I think the Jays conundrum echoes the earlier Toronto Star article saying that JP's reliance on college-tested players has netted low-risk, middling-return players. Forgetting about international signings (Rios, the one high-ceiling player in the above bunch was an Ash signee) has left the organization high and dry on real talent that puts butts in the seats.
I haven't found the article yet, but I'm wondering: do the D-Rays have any pitching coming up? They're last in the AL in runs allowed, and none of the guys you mentioned are pitchers.
The Jays and D-Rays are like separate halves of a potentially really great team: the Jays have the arms, and the Drays have the bats.
McGowan might be a good fit for Pete Walker's role for at least the first half of next season: Long relief, spot start, then maybe join the rotation full-time around the all-star break.
I've proposed Towers for Gomes a couple of times.
Absolutely true. But if you think the Jays have big task ahead of them in looking to add two big bats, look at what the Devil Fishies are facing - they need 3 solid starting pitchers and a couple good relievers.
The Jays system has produced a series of middling players with limited ceilings and only complemented them with signings equaling more of the same.
This is the common view, but as far as I'm concerned it doesn't make sense.

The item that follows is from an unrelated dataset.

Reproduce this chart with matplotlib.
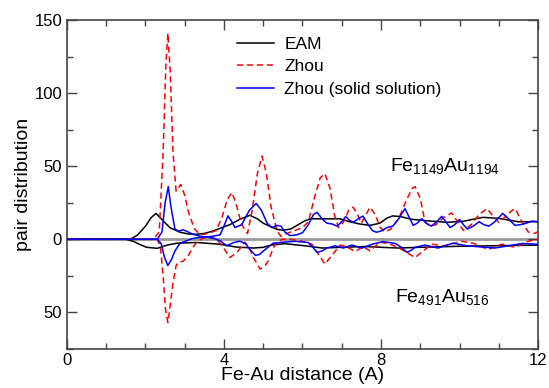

Are you telling me that Russ Adams, Aaron Hill, Alex Rios, Guillermo Quiroz, Dustin McGowan, Brandon League, Zach Jackson, Casey Janssen, Dave Purcey, Curtis Thigpen, Adam Lind, Ricky Romero all... ALL!... have limited ceilings and no star potential? And these are all guy who could see the bigs by the end of next year. As far as that goes, if they were Devil Rays they'd probably all have already seen the big leagues.
I've proposed Towers for Gomes a couple of times.
I think this is a potentially good trade for both sides, but the difficulty will be getting the D-Rays to see it that way. In fact, it's better for them in that they'd be getting a much more known commodity... Gomes could still go Josh Phelps.